- [TASK DIRECTIONS]:
Check each line of the material. Copy those containing "matplotlib".

- [GIVEN INFORMATION]:
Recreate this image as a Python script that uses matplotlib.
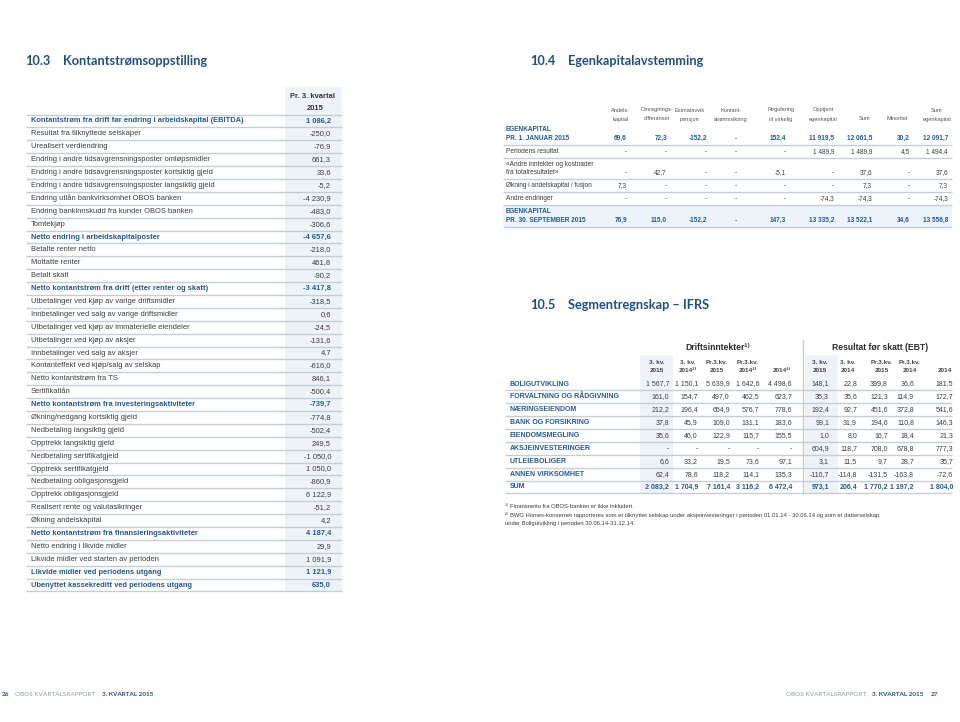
import matplotlib.pyplot as plt
from matplotlib.patches import Rectangle

# ---- data -------------------------------------------------------------
cf_labels = [
    "Kontantstrøm fra drift før endring i arbeidskapital (EBITDA)",
    "Resultat fra tilknyttede selskaper",
    "Urealisert verdiendring",
    "Endring i andre tidsavgrensningsposter omløpsmidler",
    "Endring i andre tidsavgrensningsposter kortsiktig gjeld",
    "Endring i andre tidsavgrensningsposter langsiktig gjeld",
    "Endring utlån bankvirksomhet OBOS banken",
    "Endring bankinnskudd fra kunder OBOS banken",
    "Tomtekjøp",
    "Netto endring i arbeidskapitalposter",
    "Betalte renter netto",
    "Mottatte renter",
    "Betalt skatt",
    "Netto kontantstrøm fra drift (etter renter og skatt)",
    "Utbetalinger ved kjøp av varige driftsmidler",
    "Innbetalinger ved salg av varige driftsmidler",
    "Utbetalinger ved kjøp av immaterielle eiendeler",
    "Utbetalinger ved kjøp av aksjer",
    "Innbetalinger ved salg av aksjer",
    "Kontanteffekt ved kjøp/salg av selskap",
    "Netto kontantstrøm fra TS",
    "Sertifikatlån",
    "Netto kontantstrøm fra investeringsaktiviteter",
    "Økning/nedgang kortsiktig gjeld",
    "Nedbetaling langsiktig gjeld",
    "Opptrekk langsiktig gjeld",
    "Nedbetaling sertifikatgjeld",
    "Opptrekk sertifikatgjeld",
    "Nedbetaling obligasjonsgjeld",
    "Opptrekk obligasjonsgjeld",
    "Realisert rente og valutasikringer",
    "Økning andelskapital",
    "Netto kontantstrøm fra finansieringsaktiviteter",
    "Netto endring i likvide midler",
    "Likvide midler ved starten av perioden",
    "Likvide midler ved periodens utgang",
    "Ubenyttet kassekreditt ved periodens utgang",
]
cf_values = [1086.2, -250.0, -76.9, 661.3, 33.6, -5.2, -4230.9, -483.0, -306.6,
             -4657.6, -218.0, 461.8, -90.2, -3417.8, -318.5, 0.6, -24.5, -131.6,
             4.7, -616.0, 846.1, -500.4, -739.7, -774.8, -502.4, 249.5, -1050.0,
             1050.0, -860.9, 6122.9, -51.2, 4.2, 4187.4, 29.9, 1091.9, 1121.9, 635.0]
cf_bold = [0, 9, 13, 22, 32, 35, 36]

eq_cols = [["Andels-", "kapital"], ["Omregnings-", "differanser"], ["Esimatavvik", "pensjon"],
           ["Kontant-", "strømssikring"], ["Regulering", "til virkelig"], ["Opptjent", "egenkapital"],
           ["Sum"], ["Minoritet"], ["Sum", "egenkapital"]]
eq_rows = [["EGENKAPITAL", "PR. 1. JANUAR 2015"], ["Periodens resultat"],
           ["«Andre inntekter og kostnader", "fra totalresultatet»"],
           ["Økning i andelskapital / fusjon"], ["Andre endringer"],
           ["EGENKAPITAL", "PR. 30. SEPTEMBER 2015"]]
eq_values = [
    [69.6, 72.3, -152.2, None, 152.4, 11919.5, 12061.5, 30.2, 12091.7],
    [None, None, None, None, None, 1489.9, 1489.9, 4.5, 1494.4],
    [None, 42.7, None, None, -5.1, None, 37.6, None, 37.6],
    [7.3, None, None, None, None, None, 7.3, None, 7.3],
    [None, None, None, None, None, -74.3, -74.3, None, -74.3],
    [76.9, 115.0, -152.2, None, 147.3, 13335.2, 13522.1, 34.6, 13556.8],
]
eq_bold = [0, 5]

seg_rows = ["BOLIGUTVIKLING", "FORVALTNING OG RÅDGIVNING", "NÆRINGSEIENDOM",
            "BANK OG FORSIKRING", "EIENDOMSMEGLING", "AKSJEINVESTERINGER",
            "UTLEIEBOLIGER", "ANNEN VIRKSOMHET", "SUM"]
seg_cols = [["3. kv.", "2015"], ["3. kv.", "2014²⁾"], ["Pr.3.kv.", "2015"], ["Pr.3.kv.", "2014²⁾"], ["2014²⁾"],
            ["3. kv.", "2015"], ["3. kv.", "2014"], ["Pr.3.kv.", "2015"], ["Pr.3.kv.", "2014"], ["2014"]]
seg_revenue = [
    [1567.7, 1150.1, 5639.9, 1642.6, 4498.6],
    [161.0, 154.7, 497.0, 462.5, 623.7],
    [212.2, 196.4, 654.9, 576.7, 778.6],
    [37.8, 45.9, 109.0, 131.1, 183.6],
    [35.6, 46.0, 122.9, 115.7, 155.5],
    [None, None, None, None, None],
    [6.6, 33.2, 19.5, 73.6, 97.1],
    [62.4, 78.6, 118.2, 114.1, 135.3],
    [2083.2, 1704.9, 7161.4, 3116.2, 6472.4],
]
seg_ebt = [
    [148.1, 22.8, 399.8, 36.6, 181.5],
    [35.3, 35.6, 121.3, 114.9, 172.7],
    [192.4, 92.7, 451.6, 372.8, 541.6],
    [99.1, 31.9, 194.6, 110.8, 146.3],
    [1.0, 8.0, 16.7, 18.4, 21.3],
    [604.9, 118.7, 708.0, 678.8, 777.3],
    [3.1, 11.5, 9.7, 28.7, 35.7],
    [-110.7, -114.8, -131.5, -163.8, -72.6],
    [973.1, 206.4, 1770.2, 1197.2, 1804.0],
]
seg_notes = ["¹⁾ Finansnetto fra OBOS-banken er ikke inkludert.",
             "²⁾ BWG Homes-konsernet rapporteres som et tilknyttet selskap under aksjeinvesteringer i perioden 01.01.14 - 30.06.14 og som et datterselskap",
             "under Boligutvikling i perioden 30.06.14-31.12.14."]

# ---- style ------------------------------------------------------------
BLUE = "#1f4f82"
ROWBLUE = "#23598f"
TXT = "#3a3a3a"
LINE = "#c2cdd8"
SHADE = "#edf3f9"
FONT = ["Liberation Sans", "DejaVu Sans"]
HEAD = ["Lato", "DejaVu Sans"]


def fmt(v):
    if v is None:
        return "-"
    s = f"{abs(v):,.1f}".replace(",", " ").replace(".", ",")
    return ("-" if v < 0 else "") + s


fig = plt.figure(figsize=(9.6, 7.22), dpi=100)
ax = fig.add_axes([0, 0, 1, 1])
ax.set_xlim(0, 960)
ax.set_ylim(722, 0)
ax.axis("off")


def t(x, y, s, size=5.3, color=TXT, bold=False, ha="left", family=FONT):
    ax.text(x, y, s, fontsize=size, color=color, ha=ha, va="center",
            fontweight="bold" if bold else "normal", family=family)


def hline(y, x0, x1):
    ax.plot([x0, x1], [y, y], color=LINE, lw=1.0, solid_capstyle="butt")


# ---- titles & footers ---------------------------------------------------
for x, num, name, y in [(25, "10.3", "Kontantstrømsoppstilling", 61),
                        (530, "10.4", "Egenkapitalavstemming", 61),
                        (530, "10.5", "Segmentregnskap – IFRS", 305)]:
    t(x, y, num, 9.2, BLUE, True, family=HEAD)
    t(x + 38, y, name, 9.2, BLUE, True, family=HEAD)

t(2, 695, "26", 4.6, BLUE, True, family=HEAD)
t(15, 695, "OBOS KVARTALSRAPPORT", 4.6, "#8c9aa8", family=HEAD)
t(102, 695, "3. KVARTAL 2015", 4.6, BLUE, True, family=HEAD)
t(786, 695, "OBOS KVARTALSRAPPORT", 4.6, "#8c9aa8", family=HEAD)
t(872, 695, "3. KVARTAL 2015", 4.6, BLUE, True, family=HEAD)
t(931, 695, "27", 4.6, BLUE, True, family=HEAD)

# ---- 10.3 cash flow table ----------------------------------------------
y0, dy = 121, 12.89
ax.add_patch(Rectangle((285, 87), 57, y0 + dy * (len(cf_labels) - 0.5) - 87, color=SHADE, lw=0))
t(313, 97, "Pr. 3. kvartal", 5.4, "#333333", True, ha="center")
t(315, 109, "2015", 5.4, "#333333", True, ha="center")
hline(y0 - dy / 2, 26, 342)
for i, (lab, v) in enumerate(zip(cf_labels, cf_values)):
    y = y0 + i * dy
    b = i in cf_bold
    c = ROWBLUE if b else TXT
    t(31, y, lab, 5.45, c, b)
    t(331, y, fmt(v), 5.45, c, b, ha="right")
    hline(y + dy / 2, 26, 342)

# ---- 10.4 equity table -------------------------------------------------
eq_head_x = [621, 657, 690, 731, 781, 823, 865, 897, 937]
eq_val_x = [627, 667, 707, 737, 786, 834, 872, 910, 948]
for x, lines in zip(eq_head_x, eq_cols):
    ys = [110, 119] if len(lines) == 2 else [119]
    for yy, s in zip(ys, lines):
        t(x, yy, s, 4.1, "#555555", ha="center")

top = 123.5
for r, (lab, vals) in enumerate(zip(eq_rows, eq_values)):
    h = 21.5 if len(lab) == 2 else 12.9
    b = r in eq_bold
    if r == len(eq_rows) - 1:
        ax.add_patch(Rectangle((503, top), 449, h, color=SHADE, lw=0))
    c = ROWBLUE if b else TXT
    mid = top + h / 2
    ys = [mid - 4.3, mid + 4.3] if len(lab) == 2 else [mid]
    for yy, s in zip(ys, lab):
        t(506, yy, s, 4.7, c, b)
    for x, v in zip(eq_val_x, vals):
        t(x, ys[-1], fmt(v), 4.7, c, b, ha="right")
    top += h
    hline(top, 503, 952)

# ---- 10.5 segment table ------------------------------------------------
s0, sdy = 384, 12.875
bottom = s0 + sdy * (len(seg_rows) - 0.5)
for x in (640, 805):
    ax.add_patch(Rectangle((x, 355), 33, bottom - 355, color=SHADE, lw=0))
ax.plot([803, 803], [340, bottom], color=LINE, lw=1.0)
t(718, 347, "Driftsinntekter¹⁾", 6.2, "#2b2b2b", True, ha="center")
t(880, 347, "Resultat før skatt (EBT)", 6.2, "#2b2b2b", True, ha="center")

seg_head_x = [657, 688, 717, 748, 782, 820, 848, 882, 910, 945]
seg_val_x = [669, 698, 730, 759, 792, 829, 857, 888, 914, 953]
for x, lines in zip(seg_head_x, seg_cols):
    ys = [362, 371] if len(lines) == 2 else [371]
    for yy, s in zip(ys, lines):
        t(x, yy, s, 4.6, "#444444", True, ha="center")

for i, lab in enumerate(seg_rows):
    y = s0 + i * sdy
    last = i == len(seg_rows) - 1
    t(510, y, lab, 5.0, ROWBLUE, True)
    for x, v in zip(seg_val_x, seg_revenue[i] + seg_ebt[i]):
        t(x, y, fmt(v), 5.0, ROWBLUE if last else TXT, last, ha="right")
    hline(y + sdy / 2, 505, 952)

for k, note in enumerate(seg_notes):
    t(505, 507 + 8 * k, note, 4.2, TXT)

fig.savefig("out.png", dpi=100)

- [THE SOLUTION]:
Recreate this image as a Python script that uses matplotlib.
import matplotlib.pyplot as plt
from matplotlib.patches import Rectangle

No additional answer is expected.